The now-opposition leader is currently on trial on three unrelated and separate corruption charges, although he is reportedly close to inking a plea deal in those cases.

But according to the Haaretz newspaper, the delay in the vote is due to the government’s ongoing negotiations to purchase submarines from Germany, in a deal that may be signed as early as this week.

Defense Benny Gantz, left, and Foreign Minister Yair Lapid attend a plenary session at the assembly of the Knesset, June 28, 2021. (Olivier Fitoussi/Flash90)

In October 2018, Germany approved a memorandum of understanding with Israel for the construction of three Dolphin-type submarines to be added to Israel’s fleet of six submarines, after the purchase had stalled during an Israeli investigation into alleged corruption and bribes to seal the deal.

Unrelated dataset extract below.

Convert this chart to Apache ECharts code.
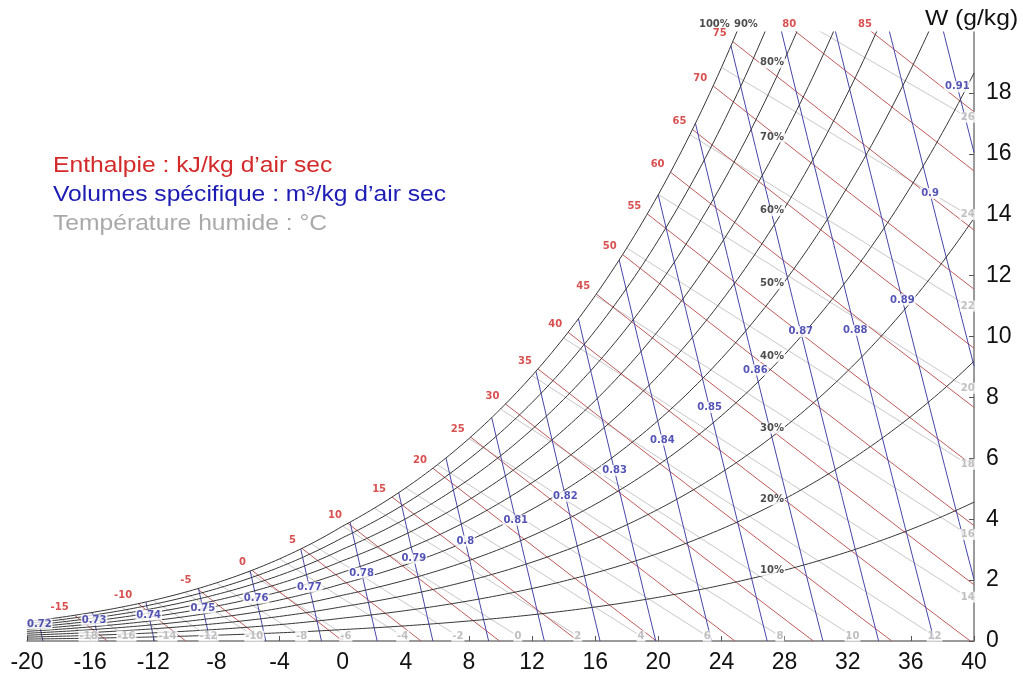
<!DOCTYPE html>
<html>
<head>
<meta charset="utf-8">
<script src="https://cdn.jsdelivr.net/npm/echarts@6/dist/echarts.min.js"></script>
<style>
  html, body { margin: 0; padding: 0; background: #ffffff; }
  #chart { width: 1023px; height: 680px; }
</style>
</head>
<body>
<div id="chart"></div>
<script>
// Relative humidity curves (%)
const rhLevels = [10, 20, 30, 40, 50, 60, 70, 80, 90, 100];
// Enthalpy lines (kJ/kg of dry air)
const enthalpyLevels = [-15, -10, -5, 0, 5, 10, 15, 20, 25, 30, 35, 40, 45, 50, 55, 60, 65, 70, 75, 80, 85];
// Specific volume lines (m3/kg of dry air)
const volumeLevels = [0.72, 0.73, 0.74, 0.75, 0.76, 0.77, 0.78, 0.79, 0.80, 0.81,
                      0.82, 0.83, 0.84, 0.85, 0.86, 0.87, 0.88, 0.89, 0.90, 0.91];
const volumeNames = ['0.72', '0.73', '0.74', '0.75', '0.76', '0.77', '0.78', '0.79', '0.8', '0.81',
                     '0.82', '0.83', '0.84', '0.85', '0.86', '0.87', '0.88', '0.89', '0.9', '0.91'];
// Humidity ratio (g/kg) at which each specific-volume tag sits on its line
const volumeTagAtW = [0.56, 0.69, 0.85, 1.08, 1.41, 1.77, 2.23, 2.72, 3.28, 3.97,
                      4.75, 5.6, 6.6, 7.67, 8.9, 10.16, 10.2, 11.2, 14.7, 18.2];
// Wet-bulb lines (degC) and where each one ends (dry bulb degC, W g/kg)
const wetBulbLevels = [-18, -16, -14, -12, -10, -8, -6, -4, -2, 0, 2, 4, 6, 8, 10, 12,
                       14, 16, 18, 20, 22, 24, 26];
const wetBulbEndT = [-16.1, -13.7, -11.1, -8.5, -5.6, -2.6, 0.2, 3.8, 7.3, 11.1, 14.9, 18.9,
                     23.1, 27.7, 32.3, 37.5, 39.6, 39.6, 39.6, 39.6, 39.6, 39.6, 39.6];
const wetBulbEndW = [0.16, 0.16, 0.16, 0.16, 0.16, 0.16, 0.16, 0.16, 0.16, 0.16, 0.16, 0.16,
                     0.16, 0.16, 0.16, 0.16, 1.44, 3.5, 5.8, 8.3, 11.0, 14.0, 17.2];
// Axis ranges
const T_MIN = -20, T_MAX = 40, T_STEP = 4;
const W_MIN = 0, W_MAX = 20, W_STEP = 2;

// ---- psychrometric relations at standard pressure ----
const P_ATM = 101.325; // kPa
function pSat(t) {
  return t >= 0 ? 0.61094 * Math.exp(17.625 * t / (t + 243.04))
                : 0.61115 * Math.exp(22.452 * t / (272.55 + t));
}
function wFromPv(pv) { return 622 * pv / (P_ATM - pv); }
function wSat(t) { return wFromPv(pSat(t)); }
function enthalpy(t, w) { return 1.006 * t + w / 1000 * (2501 + 1.86 * t); }
function volume(t, w) { return 0.287042 * (t + 273.15) * (1 + 1.6078 * w / 1000) / P_ATM; }
function solveUp(f, target, lo, hi) {
  for (let i = 0; i < 80; i++) {
    const mid = (lo + hi) / 2;
    if (f(mid) < target) lo = mid; else hi = mid;
  }
  return (lo + hi) / 2;
}

function rhCurve(phi) {
  const pts = [];
  for (let i = 0; i <= 240; i++) {
    const t = T_MIN + i * 0.25;
    const w = wFromPv(phi / 100 * pSat(t));
    pts.push([t, w]);
    if (w > W_MAX) break;
  }
  return pts;
}
function enthalpyStart(h) { return solveUp(t => enthalpy(t, wSat(t)), h, -40, 60); }
function enthalpyW(h, t) { return (h - 1.006 * t) * 1000 / (2501 + 1.86 * t); }
function enthalpyLine(h) {
  const t0 = enthalpyStart(h);
  const t1 = Math.min(T_MAX, h / 1.006);
  const pts = [];
  for (let k = 0; k <= 12; k++) {
    const t = t0 + (t1 - t0) * k / 12;
    pts.push([t, enthalpyW(h, t)]);
  }
  return pts;
}
function volumeT(v, w) { return v * P_ATM / (0.287042 * (1 + 1.6078 * w / 1000)) - 273.15; }
function volumeW(v, t) { return (v * P_ATM / (0.287042 * (t + 273.15)) - 1) / 1.6078 * 1000; }
function volumeLine(v) {
  const t0 = solveUp(t => volume(t, wSat(t)), v, -40, 60);
  const t1 = Math.min(T_MAX, volumeT(v, 0));
  const pts = [];
  for (let k = 0; k <= 12; k++) {
    const t = t0 + (t1 - t0) * k / 12;
    pts.push([t, volumeW(v, t)]);
  }
  return pts;
}

// ---- colours ----
const C_RH = '#363636', C_H = '#c05a5a', C_V = '#4646aa', C_WB = '#c8c8c8';
const LBL_FONT = '"DejaVu Sans", Verdana, sans-serif';

function lineSeries(name, pts, color, z) {
  return {
    name: name, type: 'line', data: pts, showSymbol: false, symbol: 'none',
    clip: true, silent: true, animation: false, z: z,
    lineStyle: { color: color, width: 1 }
  };
}

const series = [];
wetBulbLevels.forEach((twb, i) => {
  series.push(lineSeries('wb' + twb, [[twb, wSat(twb)], [wetBulbEndT[i], wetBulbEndW[i]]], C_WB, 2));
});
enthalpyLevels.forEach(h => series.push(lineSeries('h' + h, enthalpyLine(h), C_H, 3)));
volumeLevels.forEach(v => series.push(lineSeries('v' + v, volumeLine(v), C_V, 4)));
rhLevels.forEach(p => series.push(lineSeries('rh' + p, rhCurve(p), C_RH, 5)));

// ---- tags ----
function tagSeries(items, color, bg, z) {
  return {
    type: 'scatter', symbolSize: 0, clip: false, silent: true, animation: false, z: z,
    data: items,
    label: {
      show: true, position: 'inside', formatter: '{b}',
      color: color, fontFamily: LBL_FONT, fontWeight: 'bold', fontSize: 10,
      backgroundColor: bg, padding: [1, 1, 0, 1]
    }
  };
}

const wbTags = wetBulbLevels.map((twb, i) => ({
  name: String(twb), value: [wetBulbEndT[i], wetBulbEndW[i]]
}));
const volTags = volumeLevels.map((v, i) => ({
  name: volumeNames[i], value: [volumeT(v, volumeTagAtW[i]), volumeTagAtW[i]]
}));
const rhTags = rhLevels.map(p => {
  if (p <= 80) {
    const t = 27.9;
    return { name: p + '%', value: [t, wFromPv(p / 100 * pSat(t))], label: { offset: [-11, 0] } };
  }
  const t = solveUp(tt => wFromPv(p / 100 * pSat(tt)), W_MAX, -20, 45);
  return { name: p + '%', value: [t, W_MAX], label: { align: 'right', offset: [-6, -8] } };
});
const hTags = enthalpyLevels.map(h => {
  const t0 = enthalpyStart(h);
  if (wSat(t0) <= W_MAX) {
    return { name: String(h), value: [t0, wSat(t0)], label: { align: 'right', offset: [-5, -8] } };
  }
  const t = (h - 2.501 * W_MAX) / (1.006 + 0.00186 * W_MAX);
  return { name: String(h), value: [t, W_MAX], label: { offset: [-7, -8] } };
});

series.push(tagSeries(wbTags, '#b0b0b0', '#ffffff', 10));
series.push(tagSeries(volTags, '#2a2aa6', '#ffffff', 11));
series.push(tagSeries(rhTags, '#1e1e1e', '#ffffff', 12));
series.push(tagSeries(hTags, '#d02424', 'transparent', 13));

const AXIS_FONT = '"Liberation Sans", Arial, sans-serif';
const option = {
  backgroundColor: '#ffffff',
  animation: false,
  grid: { left: 27, right: 49, top: 32, bottom: 39 },
  xAxis: {
    type: 'value', min: T_MIN, max: T_MAX, interval: T_STEP,
    axisLine: { show: true, onZero: false, lineStyle: { color: '#7a7a7a', width: 1.5 } },
    axisTick: { show: true, inside: true, length: 5, lineStyle: { color: '#555' } },
    axisLabel: { color: '#111', fontSize: 23, fontFamily: AXIS_FONT, margin: 10 },
    splitLine: { show: false }
  },
  yAxis: {
    type: 'value', position: 'right', min: W_MIN, max: W_MAX, interval: W_STEP,
    axisLine: { show: true, onZero: false, lineStyle: { color: '#7a7a7a', width: 1.5 } },
    axisTick: { show: true, inside: true, length: 5, lineStyle: { color: '#555' } },
    axisLabel: { color: '#111', fontSize: 23, fontFamily: AXIS_FONT, margin: 12, showMaxLabel: false },
    splitLine: { show: false }
  },
  graphic: [
    { type: 'text', x: 925, y: 19, z: 100, scaleX: 1.12,
      style: { text: 'W (g/kg)', fill: '#111', fontSize: 22, fontFamily: AXIS_FONT, verticalAlign: 'middle' } },
    { type: 'text', x: 53, y: 166, z: 100, scaleX: 1.12,
      style: { text: 'Enthalpie : kJ/kg d\u2019air sec', fill: '#d42a2a', fontSize: 22, fontFamily: AXIS_FONT, verticalAlign: 'middle' } },
    { type: 'text', x: 53, y: 195, z: 100, scaleX: 1.12,
      style: { text: 'Volumes sp\u00e9cifique : m\u00b3/kg d\u2019air sec', fill: '#1c1cb4', fontSize: 22, fontFamily: AXIS_FONT, verticalAlign: 'middle' } },
    { type: 'text', x: 53, y: 224, z: 100, scaleX: 1.12,
      style: { text: 'Temp\u00e9rature humide : \u00b0C', fill: '#a9a9a9', fontSize: 22, fontFamily: AXIS_FONT, verticalAlign: 'middle' } }
  ],
  series: series
};

const chart = echarts.init(document.getElementById('chart'), null, { renderer: 'canvas' });
chart.setOption(option);
</script>
</body>
</html>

Reports at the time indicated that the agreement included a clause according to which the deal would not advance further while the corruption investigation was ongoing. It also gave Germany the right to withdraw from the deal regardless of whether any criminal conduct was ultimately uncovered by police in the purchase.

The scandal came to be known as the “submarine affair,” or Case 3000, and revolved around the allegations of a massive bribery scheme in Israel’s multi-billion-shekel purchase of naval vessels — submarines and large missile ships — from German shipbuilder Thyssenkrupp. Several of those involved in the agreement have been indicted over the affair, including close confidants of Netanyahu, who called for the procurement, though not the ex-premier himself.

The scandal also involved the sale of two Dolphin-class submarines and two anti-submarine warships by Germany to Egypt, allegedly approved by Netanyahu without consulting or notifying then-defense minister Moshe Ya’alon and then-IDF chief of staff Gantz. Israel had long been granted an unofficial veto over such sales by Germany.

In October, the state prosecution told the High Court of Justice that it believed there was no justification to open a criminal probe into Netanyahu over the matter.

Gantz and Lapid have both promised in the past to establish a formal government investigation of the submarine affair.

Benjamin Netanyahu, then prime minister, seen at a welcoming ceremony for a new submarine, Rahav, at the Israeli Navy base in Haifa, on January 12, 2016. (Kobi Gideon/GPO)

In the Friday statement, Gantz said that “the formation of a commission of inquiry is a necessary step to safeguard Israel’s security.” Lapid added: “The submarine affair is the most serious case of defense corruption in Israeli history, and we must leave no stone unturned to reach the truth.”

Gantz submitted a formal request for a government inquiry back in October, after Justice Minister Gideon Sa’ar had indicated he would support the move. The probe also has the support of Finance Minister Avigdor Liberman.

Though there have long been calls for a government investigation into the affair by opponents of Netanyahu, his supporters have claimed that such a probe would be politically motivated, an allegation that Gantz has rejected.

“The formation of the commission is critical for the defense establishment and the State of Israel — if we do not uncover the truth, we will not be able to learn lessons for the future,” Gantz said in October.

His proposal called for NIS 9 million ($2.85 million) to be budgeted for the commission of inquiry, with NIS 7 million ($2.22 million) coming from his Defense Ministry and NIS 2 million ($630,000) from the Justice Ministry.

Since the affair came to light in 2016, there have been multiple attempts to form a state inquiry of commission into the deal, including one by Gantz in 2020, when he attempted to probe the purchase with an internal Defense Ministry investigation. That effort was thwarted by Attorney General Avichai Mandelblit, who said it would interfere with his own criminal probe into the affair.